‘Koşulsuz Adalet Maratonu’: Cesedi günlerce sokakta bekletilen Taybet Ana için tohum ekildi
Beş gün önce Lahey’den başlayan ‘Umut İçin Pedal Çevir’ sloganıyla 850 kilometre sürecek ‘Koşulsuz Adalet Maratonu’, 2015 yılında Şırnak Cizre’de komşusundan dönerken güvenlik güçlerinin ateşiyle öldürülen ve cesedi günlerce sokakta bekletilen Taybet İnan için Bonn’da tohum ekildi.
Türkiye’deki hukuksuzluklara dikkat çekmek amacıyla “Umut İçin Pedal Çevir” sloganıyla 850 kilometre sürecek “Koşulsuz Adalet Maratonu” 23 Eylül tarihinde Lahey’den başladı. Koşulsuz Adalet Hareketi, maraton kapsamında tutuklu siyasileri, kadın cinayetlerini, devlet politikasıyla öldürülen çocukları, baskılar sonucunda cezaevinde olan ve yaşamını yitirmiş olan avukatları ve gözaltına ya da cezaevinde işkenceyle öldürülen kişiler anısına tohum dikerek onları andı.

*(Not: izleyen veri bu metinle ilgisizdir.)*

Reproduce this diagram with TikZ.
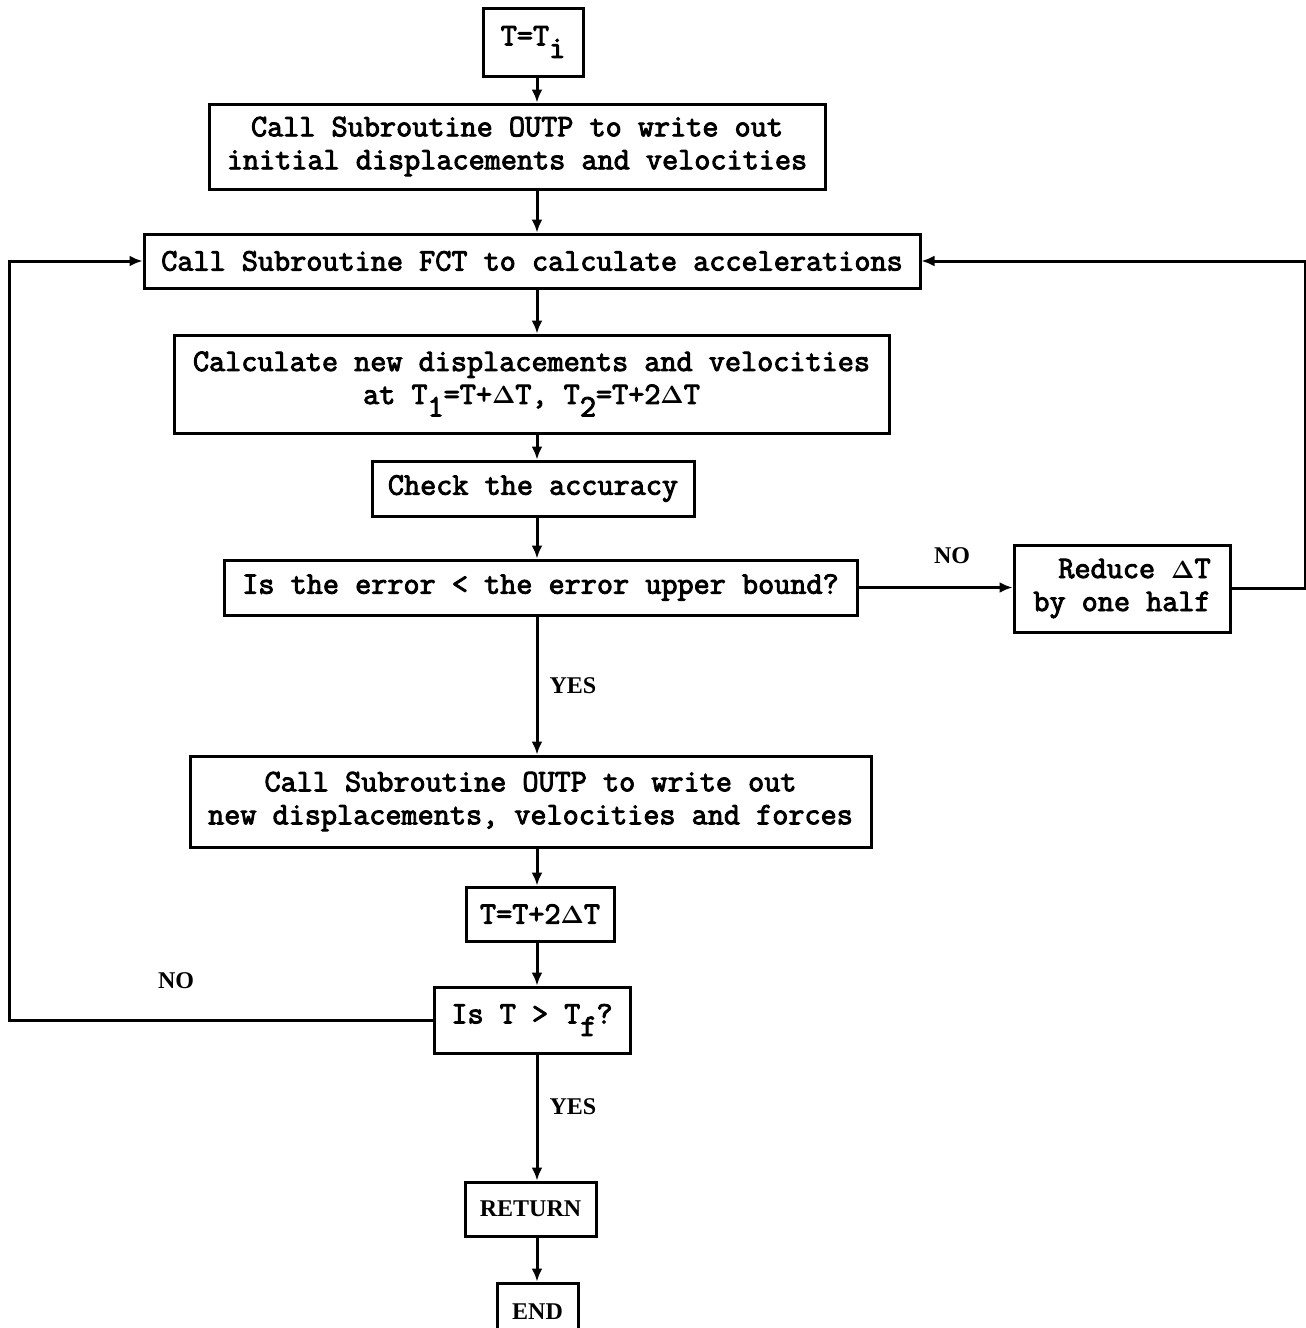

Bugün maratonun 5. günü ve güzergahında bulunan 9. şehir olan Köln’de Taybet İnan adına tohum ekildi. Koşulsuz Adalet Hareketi adına Enes Kabadayı, “BugünTaybet Ana, Melek Apaydın, Selamet Yeşilmen, Meryem Süne, Cemile Çağırga ve devlet eliyle, bilinçli olarak bu katliamlarla karşı karşıya kalan bütün insanlarımızı anıyoruz. Umarım bu yaşananlar bir daha yaşanmaz ve bu ölüm politikası bir an önce son bulur” dedi.
YAKLAŞIK 1 YILDIR AİHM ÖNÜNDE NÖBETTELER
Koşulsuz Adalet Hareketi, yaklaşık 1 yıl önce başladıkları ‘adalet’ nöbetlerine, birçoğu hukukçular olmak üzere çeşitli meslek gruplarından birçok bireyin oluşturduğu gruplarla her Cuma günü Avrupa İnsan Hakları Mahkemesi (AİHM) önünde devam ediyorlar. “Umut İçin Pedal Çevir” sloganıyla Uluslararası Ceza Mahkemesi önünde başlattıkları maratonda 15 farklı şehirden geçip 10 sembol isim nezdinde hak ihlallerine uğrayan bütün insanları bir kere daha hatırlatarak onlar adına tohum ektiler.
BONN ŞEHRİNDE TAYBET ANA İÇİN TOHUM
Hofgarten Bonn’da gerçekleştirilen eylemle birlikte tohum ekildi. Ardından yapılan basın açıklamasında ise Avukat Enes Kabadayı, “Taybet Ana komşularından dönerken kolluk kuvvetlerinin silahlarından çıkan 10 mermiyle öldürülmüştür. Bu durumu kaza ya da idarenin ‘teröristti’ sözleriyle açıklamak nerden bakarsak bakalım saçmalık. Elinde silah olmayan yaşlı bir kadının asker/polis tarafından kurşun yağmuruna tutulması devletin güttüğü bilinçli öldürme politikasının ürünüdür. Aynı aileden olan Yusuf İnan da Taybet Ana vurulduğunda ona yardım için dışarı çıkınca evinin avlusunda vuruldu ve 20 saat evinin bahçesinde ambulans bekleyerek kan kaybından yaşamını yitirdi. Mehmet İnan annesinin cenazesinin 7 gün sokak ortasında kaldığını ve annelerinin başında vahşi hayvanlar rahatsız etmesin diye nöbet tuttuklarını anlattı. Bu anlatılan şeyler bir evlat açısından ne kadar acı? Dünyanın en vahşi çatışma bölgelerinde bile insanlar naaşlarını gömsünler diye çatışmaya ara verilirken bu nasıl bir kindir ki yaşlı bir kadını kurşun yağmuruna tutup 10 kurşunla vurursun ve naaşını 7 gün boyunca sokak ortasında bekletip ailesinin almasına izin vermezsin” şeklinde konuştu.